Thursday, December 25, 2008

So I can see the sun better


Here's what I'm thinking in Prospect Park: I should stay out here towards the front, so I can see the sun better. Until I decide the sun is down anyway, might as well check out the cruising area and sometimes all my desire feels situational, like I'm not even horny until there’s this guy in one of those big puffy parkas, walking through the snow for no particular reason except this is the particular place. I'm thinking I'll get on my knees in the ice and mud I'll do anything for those hands on the back of my head that warmth between his legs even though up close I can tell he's wearing enough cologne to cover this whole park but I'm ready anyway I can sense the approaching mud on the knees of my corduroys but then he walks away, I follow, he walks away.

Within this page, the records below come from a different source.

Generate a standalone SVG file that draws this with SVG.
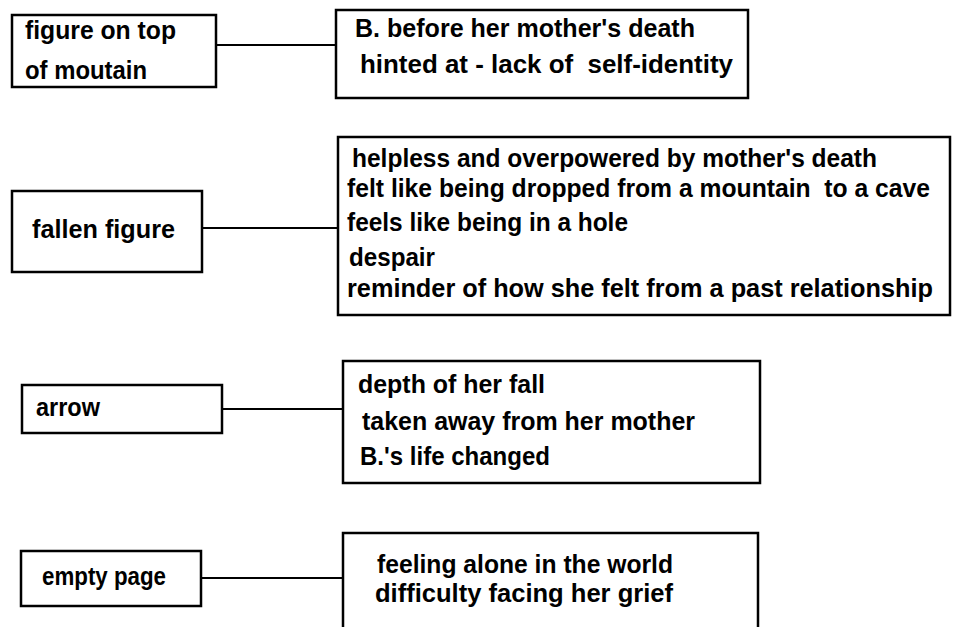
<svg xmlns="http://www.w3.org/2000/svg" width="953" height="627" viewBox="0 0 953 627">
  <style>
    .box { fill: #ffffff; stroke: #000000; stroke-width: 2.5; }
    .link { stroke: #000000; stroke-width: 2; fill: none; }
    text { font-family: "Liberation Sans", Arial, sans-serif; font-weight: bold; font-size: 25px; fill: #000000; white-space: pre; }
  </style>
  <rect width="953" height="627" fill="#ffffff"/>

  <g id="connectors">
    <line class="link" x1="216" y1="45" x2="336" y2="45"/>
    <line class="link" x1="202" y1="228" x2="338" y2="228"/>
    <line class="link" x1="222" y1="409" x2="343" y2="409"/>
    <line class="link" x1="201" y1="578" x2="343" y2="578"/>
  </g>

  <g id="figure-on-top">
    <rect class="box" x="12" y="15" width="204" height="72"/>
    <text x="25" y="39" textLength="151" lengthAdjust="spacingAndGlyphs">figure on top</text>
    <text x="25" y="79" textLength="122" lengthAdjust="spacingAndGlyphs">of moutain</text>
  </g>

  <g id="before-death">
    <rect class="box" x="336" y="10" width="412" height="88"/>
    <text x="355" y="37" textLength="340" lengthAdjust="spacingAndGlyphs">B. before her mother's death</text>
    <text x="360" y="73" textLength="373" lengthAdjust="spacingAndGlyphs">hinted at - lack of  self-identity</text>
  </g>

  <g id="fallen-figure">
    <rect class="box" x="12" y="191" width="190" height="81"/>
    <text x="32" y="238" textLength="143" lengthAdjust="spacingAndGlyphs">fallen figure</text>
  </g>

  <g id="fallen-meaning">
    <rect class="box" x="338" y="137" width="612" height="178"/>
    <text x="352" y="167" textLength="525" lengthAdjust="spacingAndGlyphs">helpless and overpowered by mother's death</text>
    <text x="347" y="197" textLength="583" lengthAdjust="spacingAndGlyphs">felt like being dropped from a mountain  to a cave</text>
    <text x="347" y="231" textLength="281" lengthAdjust="spacingAndGlyphs">feels like being in a hole</text>
    <text x="349" y="266" textLength="86" lengthAdjust="spacingAndGlyphs">despair</text>
    <text x="347" y="297" textLength="586" lengthAdjust="spacingAndGlyphs">reminder of how she felt from a past relationship</text>
  </g>

  <g id="arrow">
    <rect class="box" x="22" y="385" width="200" height="48"/>
    <text x="36" y="416" textLength="64" lengthAdjust="spacingAndGlyphs">arrow</text>
  </g>

  <g id="arrow-meaning">
    <rect class="box" x="343" y="361" width="417" height="122"/>
    <text x="358" y="393" textLength="187" lengthAdjust="spacingAndGlyphs">depth of her fall</text>
    <text x="362" y="430" textLength="333" lengthAdjust="spacingAndGlyphs">taken away from her mother</text>
    <text x="360" y="465" textLength="190" lengthAdjust="spacingAndGlyphs">B.'s life changed</text>
  </g>

  <g id="empty-page">
    <rect class="box" x="21" y="551" width="180" height="55"/>
    <text x="42" y="585" textLength="124" lengthAdjust="spacingAndGlyphs">empty page</text>
  </g>

  <g id="empty-page-meaning">
    <path class="box" d="M343,632 V533 H758 V632"/>
    <text x="377" y="573" textLength="296" lengthAdjust="spacingAndGlyphs">feeling alone in the world</text>
    <text x="375" y="602" textLength="298" lengthAdjust="spacingAndGlyphs">difficulty facing her grief</text>
  </g>
</svg>
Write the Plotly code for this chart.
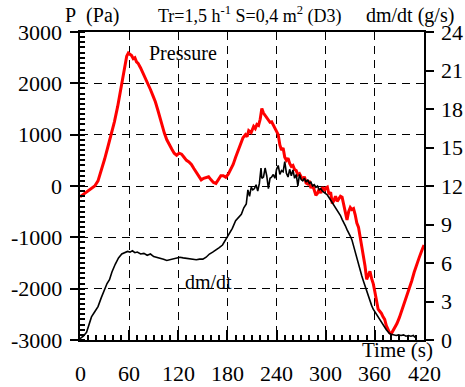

The only other person around is someone I would describe as a crackhead, sitting in the bushes and smoking, just a cigarette but there’s the way his cheeks hollow into his eyes, maybe that's why the other guy ran away not just the fact that he refused to acknowledge my presence even from three steps away, Italian is what I'm thinking up close a decided haughtiness of masculinity. I follow him for another 10 or 20 or 30 steps I'm not counting but then it gets icier and I know he's not interested anyway, just that I've come to this beautiful park maybe five times now and never are there more than five people cruising it seems like the most satisfying end to my trip, and then later tonight I won't want to go out again but anyway he's gone, probably didn't need all that cologne on my clothes anyway I was thinking face I could just wash off but the coat would be much harder imagine all that cologne following me onto the plane and even out into San Francisco where there's nowhere I want to cruise, I'm thinking this guy wants a dark pea coat anyway and maybe a hat that isn't intentionally funny, a more understated scarf and I'm walking in the other direction until someone else arrives in hospital scrubs, smiling I say hello and he answers with a West African accent more friendly than I expected, for a moment I think maybe I should suck his cock because I liked his voice, because he's friendly even though I'm not attracted to him what is attraction if it's not a voice anyway. But then I keep walking.